Plan to Adapt
Finance executives have come to value contingency planning and adaptability in the face of uncertainty, whether it is caused by a worldwide crisis or simply the variance of day-today business. The level of adaptability in an organization determines its agility when responding to out-of-the-ordinary circumstances, and the finance department’s ability to execute rapid planning, forecasting and budgeting cycles is a major factor in an organization remaining successful under almost any circumstance. Technology— software, especially—is the essential element that enables organizations to execute these rapid planning and budgeting cycles.

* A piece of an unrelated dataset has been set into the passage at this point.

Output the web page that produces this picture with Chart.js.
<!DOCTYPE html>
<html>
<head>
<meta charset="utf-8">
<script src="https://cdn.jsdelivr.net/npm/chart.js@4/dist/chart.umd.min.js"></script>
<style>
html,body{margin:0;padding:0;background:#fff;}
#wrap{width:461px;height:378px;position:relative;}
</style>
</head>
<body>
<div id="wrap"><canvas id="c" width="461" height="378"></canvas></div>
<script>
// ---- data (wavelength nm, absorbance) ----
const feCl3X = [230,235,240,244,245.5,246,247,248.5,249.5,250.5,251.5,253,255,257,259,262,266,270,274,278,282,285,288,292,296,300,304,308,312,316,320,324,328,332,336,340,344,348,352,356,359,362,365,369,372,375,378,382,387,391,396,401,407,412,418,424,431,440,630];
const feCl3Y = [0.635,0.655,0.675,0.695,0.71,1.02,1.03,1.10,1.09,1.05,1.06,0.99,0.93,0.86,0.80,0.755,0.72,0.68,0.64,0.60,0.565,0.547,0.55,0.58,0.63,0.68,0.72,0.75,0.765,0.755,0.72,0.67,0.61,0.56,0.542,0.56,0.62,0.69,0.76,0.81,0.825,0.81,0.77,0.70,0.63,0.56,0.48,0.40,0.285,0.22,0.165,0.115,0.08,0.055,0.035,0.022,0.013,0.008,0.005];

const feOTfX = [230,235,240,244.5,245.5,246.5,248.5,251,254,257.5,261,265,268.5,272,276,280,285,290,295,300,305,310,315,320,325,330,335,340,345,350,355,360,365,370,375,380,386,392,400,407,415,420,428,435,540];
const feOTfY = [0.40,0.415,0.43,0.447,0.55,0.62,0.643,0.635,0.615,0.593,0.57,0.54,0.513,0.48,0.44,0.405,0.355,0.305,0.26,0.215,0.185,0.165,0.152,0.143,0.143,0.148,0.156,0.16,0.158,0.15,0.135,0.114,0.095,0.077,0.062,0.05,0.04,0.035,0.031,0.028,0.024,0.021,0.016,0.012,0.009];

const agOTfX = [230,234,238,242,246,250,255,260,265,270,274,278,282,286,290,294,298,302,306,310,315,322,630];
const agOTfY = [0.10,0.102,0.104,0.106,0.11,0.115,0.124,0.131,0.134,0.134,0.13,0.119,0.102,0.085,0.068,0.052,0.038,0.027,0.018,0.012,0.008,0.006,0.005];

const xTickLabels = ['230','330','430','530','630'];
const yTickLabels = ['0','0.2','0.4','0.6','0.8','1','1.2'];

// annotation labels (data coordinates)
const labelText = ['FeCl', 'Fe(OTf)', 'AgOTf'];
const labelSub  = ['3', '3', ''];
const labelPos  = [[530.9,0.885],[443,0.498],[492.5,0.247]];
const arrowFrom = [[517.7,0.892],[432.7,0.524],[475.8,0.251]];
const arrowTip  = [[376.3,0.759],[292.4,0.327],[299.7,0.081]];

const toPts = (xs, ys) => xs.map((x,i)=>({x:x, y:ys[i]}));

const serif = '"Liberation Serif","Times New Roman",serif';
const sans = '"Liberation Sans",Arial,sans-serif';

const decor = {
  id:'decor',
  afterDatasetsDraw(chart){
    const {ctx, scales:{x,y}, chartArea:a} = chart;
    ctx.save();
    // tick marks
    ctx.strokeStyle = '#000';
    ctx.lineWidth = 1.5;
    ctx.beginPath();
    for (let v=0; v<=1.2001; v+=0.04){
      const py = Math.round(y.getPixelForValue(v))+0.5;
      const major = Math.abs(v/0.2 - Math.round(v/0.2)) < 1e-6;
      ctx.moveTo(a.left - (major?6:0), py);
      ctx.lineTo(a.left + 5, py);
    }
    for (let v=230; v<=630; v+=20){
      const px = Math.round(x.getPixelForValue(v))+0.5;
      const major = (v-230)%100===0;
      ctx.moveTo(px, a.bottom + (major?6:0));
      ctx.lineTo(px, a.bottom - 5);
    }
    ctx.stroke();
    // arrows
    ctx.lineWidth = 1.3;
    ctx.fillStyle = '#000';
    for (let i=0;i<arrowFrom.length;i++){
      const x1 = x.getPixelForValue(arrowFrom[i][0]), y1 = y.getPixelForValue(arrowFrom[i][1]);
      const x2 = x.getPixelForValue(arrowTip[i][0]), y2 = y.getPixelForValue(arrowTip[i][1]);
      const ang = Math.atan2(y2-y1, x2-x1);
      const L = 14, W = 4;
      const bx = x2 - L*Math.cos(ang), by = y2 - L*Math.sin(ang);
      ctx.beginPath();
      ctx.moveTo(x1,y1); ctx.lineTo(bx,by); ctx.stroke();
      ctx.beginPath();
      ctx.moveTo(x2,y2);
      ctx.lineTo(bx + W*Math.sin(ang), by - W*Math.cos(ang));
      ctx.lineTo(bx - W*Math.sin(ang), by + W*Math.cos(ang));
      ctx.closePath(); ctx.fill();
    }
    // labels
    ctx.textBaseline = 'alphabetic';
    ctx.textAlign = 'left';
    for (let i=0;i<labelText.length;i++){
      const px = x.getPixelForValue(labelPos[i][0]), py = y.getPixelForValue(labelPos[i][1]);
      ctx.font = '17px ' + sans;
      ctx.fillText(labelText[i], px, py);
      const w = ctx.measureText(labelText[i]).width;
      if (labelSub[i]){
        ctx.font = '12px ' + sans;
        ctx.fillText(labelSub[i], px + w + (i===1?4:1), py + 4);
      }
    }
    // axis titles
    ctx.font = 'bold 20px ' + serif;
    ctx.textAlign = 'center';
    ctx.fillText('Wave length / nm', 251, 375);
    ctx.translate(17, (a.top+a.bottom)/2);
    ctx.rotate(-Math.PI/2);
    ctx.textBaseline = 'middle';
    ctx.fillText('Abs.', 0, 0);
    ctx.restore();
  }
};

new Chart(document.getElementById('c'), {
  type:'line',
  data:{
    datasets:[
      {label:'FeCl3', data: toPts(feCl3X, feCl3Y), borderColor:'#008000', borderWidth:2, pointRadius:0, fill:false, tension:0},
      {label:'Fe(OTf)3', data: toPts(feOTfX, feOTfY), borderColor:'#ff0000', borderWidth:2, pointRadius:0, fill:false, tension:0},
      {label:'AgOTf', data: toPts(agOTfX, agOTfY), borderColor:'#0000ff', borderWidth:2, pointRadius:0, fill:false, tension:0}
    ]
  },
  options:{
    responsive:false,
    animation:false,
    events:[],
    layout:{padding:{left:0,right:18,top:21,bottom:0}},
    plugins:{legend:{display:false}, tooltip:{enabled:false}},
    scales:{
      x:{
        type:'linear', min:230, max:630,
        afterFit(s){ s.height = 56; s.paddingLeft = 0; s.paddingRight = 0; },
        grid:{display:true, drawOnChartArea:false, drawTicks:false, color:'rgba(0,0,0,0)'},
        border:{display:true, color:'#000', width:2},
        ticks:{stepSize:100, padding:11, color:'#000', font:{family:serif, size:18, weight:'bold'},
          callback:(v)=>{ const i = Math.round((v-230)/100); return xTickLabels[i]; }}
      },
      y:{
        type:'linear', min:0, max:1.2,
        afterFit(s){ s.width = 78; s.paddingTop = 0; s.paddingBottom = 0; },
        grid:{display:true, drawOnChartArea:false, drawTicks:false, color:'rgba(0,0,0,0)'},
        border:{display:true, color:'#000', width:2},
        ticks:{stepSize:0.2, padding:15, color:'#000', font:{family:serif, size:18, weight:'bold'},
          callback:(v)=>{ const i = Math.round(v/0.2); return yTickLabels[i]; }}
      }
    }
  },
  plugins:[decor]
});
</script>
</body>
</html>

Anticipate Change with Contingency Planning
Contingency (or scenario) planning is the process of dealing with an uncertain future by anticipating a range of scenarios and determining how best to respond to them. It is a management process that poses “what-if” questions to find the best plan for dealing with a particular situation. These are questions such as, “What if the economy grows by three percent next year?” Or “What if our competitor cuts its price by four percent?” Or “What if there is a disruption to our supply chain?” Deciding how best to operate in individual scenarios requires evaluating and managing resource trade-offs. Executives need the ability to clearly see the outcome of choosing option A, B or C, including the impact of each on sales, on-time deliveries, operating margin, customer satisfaction, and the balance sheet and cash flow, to name a few.